幸福度調査での回答分析データによると未婚女性の幸福度はたしかに既婚女性のそれよりも低い、となっています。ところが詳細分析では、子持ち有職既婚女性の幸福度は、子無し専業主婦のそれよりも低い、となる。
女性有職者が増え続ける限り少子化は当然、との理論的背景が見えてきます。
女性人生の未来を米国に見るのは乱暴な理論ですが、その国では六〇歳前後の未婚子無し女性の幸福度が最高、以下幸福順に、既婚有子男性、既婚有子女性と続き、最下位は未婚無子男性です(米国国勢調査2018 Survey of Income and Program Participation)。
これらデータが蓄積資産額、あるいは余暇時間などの数値と相関が高いことを分析すれば、少子化問題も社会学、心理学というよりもドライな経済学の範疇に近い問題と見ることもできます。
金持ち自己増殖理論
金を持たなければ金持ちになれない、という理論は昔から庶民の間にありますが、なかなかこれを断定するインテリはいません。
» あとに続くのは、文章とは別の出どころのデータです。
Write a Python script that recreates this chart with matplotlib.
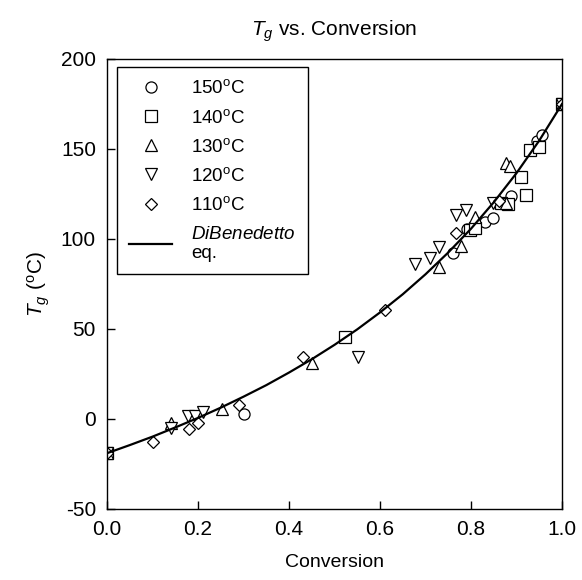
"""Tg vs. conversion with DiBenedetto fit."""

import matplotlib
matplotlib.use("Agg")
import matplotlib.pyplot as plt

plt.rcParams["font.family"] = ["Liberation Sans", "DejaVu Sans"]
plt.rcParams["mathtext.fontset"] = "custom"
plt.rcParams["mathtext.rm"] = "Liberation Sans"
plt.rcParams["mathtext.it"] = "Liberation Sans:italic"
plt.rcParams["axes.unicode_minus"] = False

# measured points, (conversion, Tg in C)
x150 = [0.0, 0.30, 0.76, 0.792, 0.831, 0.849, 0.889, 0.945, 0.956, 1.0]
y150 = [-19, 2.7, 92.4, 105.5, 109.6, 111.8, 123.9, 154.5, 158, 175]

x140 = [0.0, 0.522, 0.798, 0.809, 0.865, 0.882, 0.909, 0.92, 0.93, 0.95, 1.0]
y140 = [-19, 45.7, 105, 106, 120, 119.5, 134.6, 124.4, 149.7, 151, 175]

x130 = [0.0, 0.14, 0.252, 0.451, 0.73, 0.779, 0.809, 0.878, 0.877, 0.886, 1.0]
y130 = [-19, -2, 5.6, 31, 84.3, 96, 112.4, 120, 142.4, 140.5, 175]

x120 = [0.0, 0.14, 0.179, 0.193, 0.21, 0.552, 0.678, 0.71, 0.73, 0.768, 0.789, 0.849, 1.0]
y120 = [-19, -5, 1.5, 1.5, 4, 34.6, 86, 89.3, 95.4, 113.3, 116, 119.8, 175]

x110 = [0.0, 0.102, 0.181, 0.2, 0.291, 0.431, 0.611, 0.768, 0.862, 1.0]
y110 = [-19, -12.6, -5.5, -2, 7.8, 34.3, 60.6, 103.5, 121, 175]

# DiBenedetto curve
x_fit = [0.0, 0.05, 0.1, 0.15, 0.2, 0.25, 0.3, 0.35, 0.4, 0.45, 0.5,
         0.55, 0.6, 0.65, 0.7, 0.75, 0.8, 0.85, 0.9, 0.95, 1.0]
y_fit = [-19, -14.5, -9.8, -4.7, 0.6, 6.3, 12.4, 18.8, 25.8, 33.2, 41.2,
         49.8, 59.2, 69.3, 80.4, 92.5, 105.7, 120.4, 136.6, 154.7, 175]

series = [
    (x150, y150, "o", "150$^\\mathrm{o}$C"),
    (x140, y140, "s", "140$^\\mathrm{o}$C"),
    (x130, y130, "^", "130$^\\mathrm{o}$C"),
    (x120, y120, "v", "120$^\\mathrm{o}$C"),
    (x110, y110, "D", "110$^\\mathrm{o}$C"),
]

fig = plt.figure(figsize=(5.82, 5.80), dpi=100)
ax = fig.add_axes([107 / 582, 71 / 580, 455 / 582, 450 / 580])

for xs, ys, m, lab in series:
    ms = 6.5 if m == "D" else 8
    ax.plot(xs, ys, linestyle="none", marker=m, markersize=ms,
            markerfacecolor="white", markeredgecolor="black",
            markeredgewidth=0.9, label=lab)

ax.plot(x_fit, y_fit, color="black", linewidth=1.6,
        label="$DiBenedetto$\neq.")

ax.set_xlim(0, 1.0)
ax.set_ylim(-50, 200)
ax.set_xticks([0.0, 0.2, 0.4, 0.6, 0.8, 1.0])
ax.set_xticklabels(["0.0", "0.2", "0.4", "0.6", "0.8", "1.0"])
ax.set_yticks([-50, 0, 50, 100, 150, 200])
ax.tick_params(direction="in", length=6, width=1, labelsize=15)
ax.tick_params(axis="x", pad=8)
ax.tick_params(axis="y", pad=8)
for s in ax.spines.values():
    s.set_linewidth(1.0)

ax.set_xlabel("Conversion", fontsize=14, labelpad=11)
ax.set_ylabel("$T_g$ ($^\\mathrm{o}$C)", fontsize=15, labelpad=6)
ax.set_title("$T_g$ vs. Conversion", fontsize=15, pad=17)

leg = ax.legend(loc="upper left", bbox_to_anchor=(0.022, 0.982),
                borderaxespad=0, fontsize=13.5, frameon=True, fancybox=False,
                edgecolor="black", framealpha=1, handlelength=2.3,
                handletextpad=1.0, labelspacing=0.6, borderpad=0.65)
leg.get_frame().set_linewidth(1.0)

fig.savefig("out.png", dpi=100)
今世紀になってからデータ分析に基づいたこの理論が表に出るようになり議論が精緻化してきました(二〇一三年 トマ・ピケティ「二十一世紀の資本 LE CAPITAL AU XXIe SIECLE」)。
どうすれば金持ちになれるのか?青少年はだれでもこれが人生の最重要問題だと思っています。能力を磨き真面目に努力すれば偉くなれる、と偉い人は教えます。一方、これは嘘、という理論もある。
金持ち狡猾理論
金持ちはずるい、真面目な顔をしてダブルスタンダードを語る。金持ち偽善論です。これも昔からあり、これの理論化における金字塔は共産主義理論(一八六七年 カール・マルクス「資本論 第一部」)です。
共産主義理論
資本家といわれる人々がいます。彼らは金持ちで金を使って会社を作りあるいは買い、会社を使ってさらに金を稼ぎ、その金でさらに会社を大きくする。つまり資本は自己増殖する。金持ちは何代にも渡って金持ちの家系を維持できます。
金がない人はこのサイクルに初めから乗れないから会社に雇われるしかない。それではいつまでたっても金持ちにはなれない。
そこで社会を平等にするためには資本家をなくそう、金持ちの私有財産を否定しよう、金で動くマスコミや言論人を追放しよう、資本主義諸国の干渉を排除しよう、という政治を人々が望むことがあります。
このような共産主義を実現するためにはこの政治思想、共産イデオロギーを堅持する党員が団結して革命を起こし独裁政権を作るしかない、ということになります(一八四八年 カール・マルクス、フリードリヒ・エンゲルス「共産党宣言」)。